## OBJECTIVE
Look through the listing below and give the number of lines that hold "diagram". Say nothing more.

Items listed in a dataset
***
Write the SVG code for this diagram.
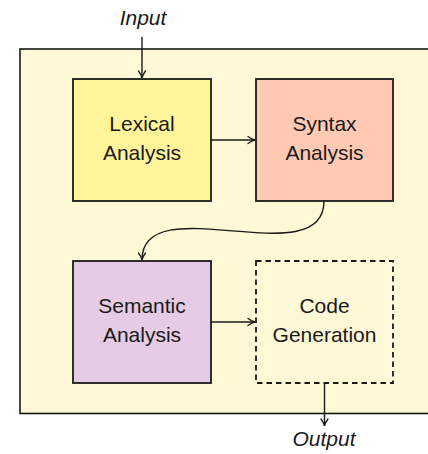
<svg xmlns="http://www.w3.org/2000/svg" width="428" height="454" viewBox="0 0 428 454">
<style>
text{font-family:"Liberation Sans",Arial,sans-serif;font-size:21px;fill:#1a1a1a;text-anchor:middle}
.it{font-style:italic}
.box{stroke:#1a1a1a;stroke-width:1.8}
.conn{fill:none;stroke:#1a1a1a;stroke-width:1.4;marker-end:url(#arr)}
</style>
<defs>
<marker id="arr" viewBox="0 0 10 10" refX="9" refY="5" markerWidth="10" markerHeight="10" markerUnits="userSpaceOnUse" orient="auto">
<path d="M2,1.5 Q6,4.5 9,5 Q6,5.5 2,8.5" fill="none" stroke="#1a1a1a" stroke-width="1.3" stroke-linecap="round"/>
</marker>
</defs>
<g id="container">
<rect x="20" y="49" width="420" height="364.5" fill="#fef8d6" stroke="#1a1a1a" stroke-width="1.6"/>
</g>
<g id="lexical">
<rect class="box" x="73" y="79" width="138" height="122" fill="#fff49a"/>
<text x="142" y="131">Lexical</text>
<text x="142" y="160">Analysis</text>
</g>
<g id="syntax">
<rect class="box" x="256" y="79" width="137" height="122" fill="#ffc9b3"/>
<text x="324.5" y="131">Syntax</text>
<text x="324.5" y="160">Analysis</text>
</g>
<g id="semantic">
<rect class="box" x="73" y="261" width="138" height="122" fill="#e5cbe4"/>
<text x="142" y="313">Semantic</text>
<text x="142" y="342">Analysis</text>
</g>
<g id="codegen">
<rect class="box" x="256" y="261" width="137" height="122" fill="none" stroke-dasharray="5.5 4"/>
<text x="324.5" y="313">Code</text>
<text x="324.5" y="342">Generation</text>
</g>
<g id="input">
<text class="it" x="143" y="25">Input</text>
</g>
<g id="output">
<text class="it" x="324" y="446">Output</text>
</g>
<g id="connectors">
<path class="conn" d="M142,37 L142,78"/>
<path class="conn" d="M211,140 L255,140"/>
<path class="conn" d="M324,201 C324,276 142,186 142,260"/>
<path class="conn" d="M211,322 L255,322"/>
<path class="conn" d="M324.5,383 L324.5,426"/>
</g>
</svg>
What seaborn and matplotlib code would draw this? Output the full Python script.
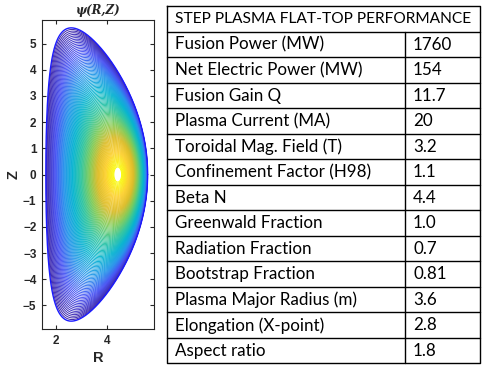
import numpy as np
import matplotlib
matplotlib.use("Agg")
import matplotlib.pyplot as plt
import seaborn as sns
from matplotlib.colors import LinearSegmentedColormap

# ---------------- data ----------------
table_title = "STEP PLASMA FLAT-TOP PERFORMANCE"
param_names = [
    "Fusion Power (MW)",
    "Net Electric Power (MW)",
    "Fusion Gain Q",
    "Plasma Current (MA)",
    "Toroidal Mag. Field (T)",
    "Confinement Factor (H98)",
    "Beta N",
    "Greenwald Fraction",
    "Radiation Fraction",
    "Bootstrap Fraction",
    "Plasma Major Radius (m)",
    "Elongation (X-point)",
    "Aspect ratio",
]
param_values = ["1760", "154", "11.7", "20", "3.2", "1.1", "4.4",
                "1.0", "0.7", "0.81", "3.6", "2.8", "1.8"]

# equilibrium shape parameters
major_radius = 3.6
minor_radius = 2.0
elongation_edge = 2.8
elongation_axis = 1.9
triangularity_edge = 0.5
magnetic_axis_R = 4.43
flux_exponent = 1.2
n_levels = 115
lowest_level = 0.008
highest_level = 0.955

x_ticks = [2, 4]
y_ticks = [-5, -4, -3, -2, -1, 0, 1, 2, 3, 4, 5]

parula_anchors = [
    (0.2422, 0.1504, 0.6603),
    (0.2810, 0.3228, 0.9579),
    (0.1540, 0.5902, 0.9218),
    (0.0297, 0.7082, 0.8163),
    (0.1938, 0.7758, 0.6251),
    (0.5044, 0.7993, 0.3480),
    (0.8634, 0.7406, 0.1596),
    (0.9892, 0.8136, 0.1885),
    (0.9769, 0.9839, 0.0805),
]
parula = LinearSegmentedColormap.from_list("parula", parula_anchors)

# ---------------- style ----------------
sns.set_theme(style="ticks")
plt.rcParams['font.family'] = ['Liberation Sans', 'DejaVu Sans']

fig = plt.figure(figsize=(4.82, 3.70), dpi=100)
fig.patch.set_facecolor("white")

# ---------------- equilibrium contour ----------------
ax = fig.add_axes([42 / 482, 1 - 329 / 370, 112 / 482, 309 / 370])
rho = np.linspace(0, 1, 300)
theta = np.linspace(0, 2 * np.pi, 700)
RH, TH = np.meshgrid(rho, theta)
kappa = elongation_axis + (elongation_edge - elongation_axis) * RH ** 2
delta = triangularity_edge * RH ** 2
Rc = magnetic_axis_R - (magnetic_axis_R - major_radius) * RH ** 2
R = Rc + minor_radius * RH * np.cos(TH + np.arcsin(delta) * np.sin(TH))
Z = kappa * minor_radius * RH * np.sin(TH)
psi = 1 - RH ** flux_exponent
levels = np.linspace(lowest_level, highest_level, n_levels)
ax.contour(R, Z, psi, levels=levels, cmap=parula, linewidths=0.7,
           vmin=lowest_level, vmax=highest_level)
ax.plot(R[:, -1], Z[:, -1], color=(0.1, 0.1, 1.0), lw=1.0)

ax.set_xlim(1.45, 5.85)
ax.set_ylim(-5.9, 5.9)
ax.set_xticks(x_ticks)
ax.set_yticks(y_ticks)
ax.tick_params(direction="in", length=3, width=0.8, top=True, right=True,
               labelsize=8.5, colors="0.15", pad=4)
for lab in ax.get_xticklabels() + ax.get_yticklabels():
    lab.set_fontweight("bold")
for sp in ax.spines.values():
    sp.set_color("0.15")
    sp.set_linewidth(0.8)
ax.set_xlabel("R", fontsize=10.5, fontweight="bold", color="0.15", labelpad=3)
ax.set_ylabel("Z", fontsize=10.5, fontweight="bold", color="0.15", labelpad=2)
ax.set_title("ψ(R,Z)", fontsize=8.5, fontweight="bold", fontstyle="italic",
             family="DejaVu Serif", pad=4)

# ---------------- table ----------------
tab = fig.add_axes([0, 0, 1, 1])
tab.set_xlim(0, 482)
tab.set_ylim(370, 0)
tab.axis("off")
left, right, top, bottom, col = 167, 480, 6, 363, 405
n_rows = len(param_names) + 1
row_h = (bottom - top) / n_rows
lc = "black"
lw = 1.0
tab.plot([left, right, right, left, left], [top, top, bottom, bottom, top],
         color=lc, lw=lw, solid_capstyle="projecting")
for i in range(1, n_rows):
    y = top + i * row_h
    tab.plot([left, right], [y, y], color=lc, lw=lw)
tab.plot([col, col], [top + row_h, bottom], color=lc, lw=lw)

fam = ["Lato", "DejaVu Sans"]
renderer = fig.canvas.get_renderer()


def fitted_size(text, target_px, base=12.0):
    t = fig.text(0, 0, text, family=fam, fontsize=base)
    w = t.get_window_extent(renderer).width
    t.remove()
    return base * target_px / w


head_size = fitted_size(table_title, 297)
row_size = fitted_size(param_names[0], 149)

tab.text(left + 8, top + row_h / 2 + 0.5, table_title, family=fam,
         fontsize=head_size, color="black", va="center", ha="left")
for i, (name, val) in enumerate(zip(param_names, param_values)):
    yc = top + (i + 1.5) * row_h + 0.5
    tab.text(left + 8, yc, name, family=fam, fontsize=row_size,
             color="black", va="center", ha="left")
    tab.text(col + 8, yc, val, family=fam, fontsize=row_size,
             color="black", va="center", ha="left")

fig.savefig("out.png", dpi=100, facecolor="white")
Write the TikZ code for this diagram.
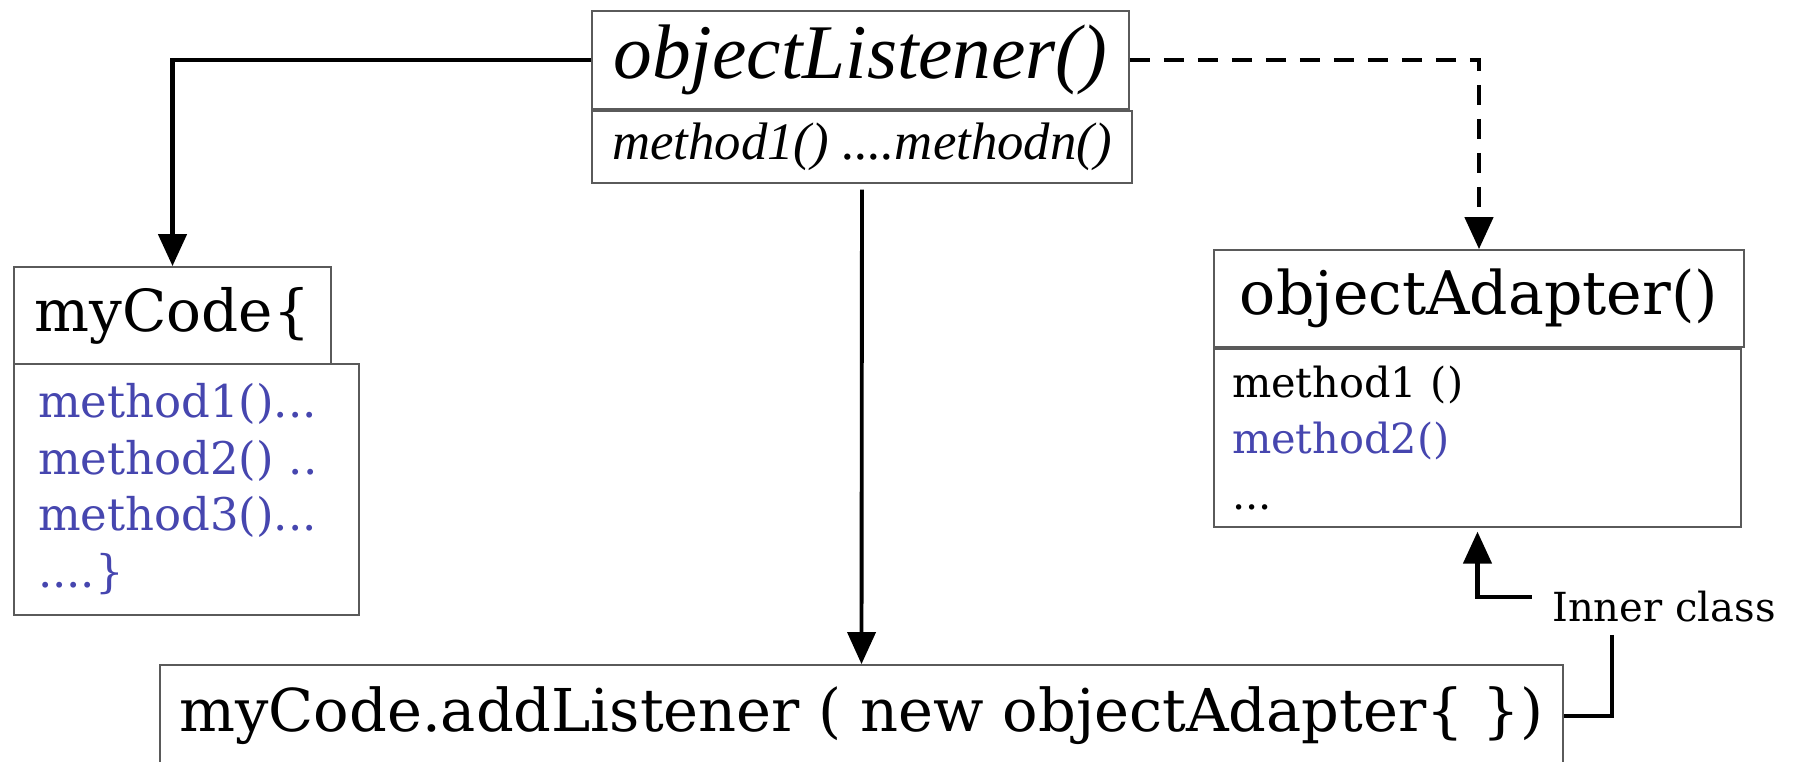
\documentclass[tikz,border=0pt]{standalone}
\usepackage{fontspec}
\setmainfont{DejaVu Serif}
\newfontfamily\timesfont{Liberation Serif}
\usepackage{xcolor}
\usepackage{tikz}
\usetikzlibrary{arrows.meta, positioning}
\definecolor{boxgray}{RGB}{90, 90, 90}
\definecolor{methodblue}{RGB}{70, 70, 175}

\begin{document}
\begin{tikzpicture}[
    header/.style={rectangle, draw=boxgray, line width=0.5pt, inner sep=0pt,
                minimum height=0.97cm, align=center, font=\fontsize{16.5}{18}\selectfont},
    body/.style={rectangle, draw=boxgray, line width=0.5pt, inner ysep=0pt, align=left},
    arrow/.style={-{Triangle[length=0.32cm, width=0.28cm]}, line width=1.3pt},
    link/.style={line width=1.3pt}
]
\useasboundingbox (0,0) rectangle (17.97,-7.62);

\node[header, minimum width=5.37cm, minimum height=0.98cm, font=\timesfont\itshape\fontsize{22}{24}\selectfont] (lhead) at (8.605,-0.60) {objectListener()};
\node[body, anchor=north west, inner sep=0pt, minimum width=5.40cm, minimum height=0.72cm, font=\timesfont\itshape\fontsize{15}{17}\selectfont] (lbody) at (lhead.south west) {method1() ....methodn()};

\node[header, minimum width=3.17cm] (mhead) at (1.725,-3.155) {myCode\{};
\node[body, anchor=north west, inner xsep=0.24cm, text width=2.97cm, minimum height=2.51cm, text=methodblue, font=\fontsize{12.8}{16.1}\selectfont] (mbody) at ([yshift=0.02cm]mhead.south west) {method1()...\\method2() ..\\method3()...\\....\}};

\node[header, minimum width=5.30cm, font=\fontsize{17.1}{18}\selectfont] (ahead) at (14.79,-2.985) {objectAdapter()};
\node[body, anchor=north west, inner xsep=0.18cm, text width=4.91cm, minimum height=1.78cm, font=\fontsize{11.8}{15.9}\selectfont] (abody) at (ahead.south west) {method1 ()\\\textcolor{methodblue}{method2()}\\...};

\node[header, minimum width=14.03cm, minimum height=1.02cm, font=\fontsize{16.8}{18}\selectfont] (call) at (8.615,-7.16) {myCode.addListener ( new objectAdapter\{ \})};
\node[inner xsep=0.2cm, font=\fontsize{11.4}{13}\selectfont] (inner) at (16.64,-6.07) {Inner class};

\draw[arrow] (lhead.west) -| (mhead.north);
\draw[arrow, dash pattern=on 0.2cm off 0.14cm] (lhead.east) -| (ahead.north);
\draw[arrow, line width=1.1pt, shorten <=0.06cm] (lbody.south) -- (call.north);
\draw[arrow] ([yshift=0.1cm]inner.west) -| ([yshift=-0.04cm]abody.south);
\draw[link] ([xshift=-0.52cm]inner.south) |- (call.east);

\end{tikzpicture}
\end{document}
***
## THE REPLY
2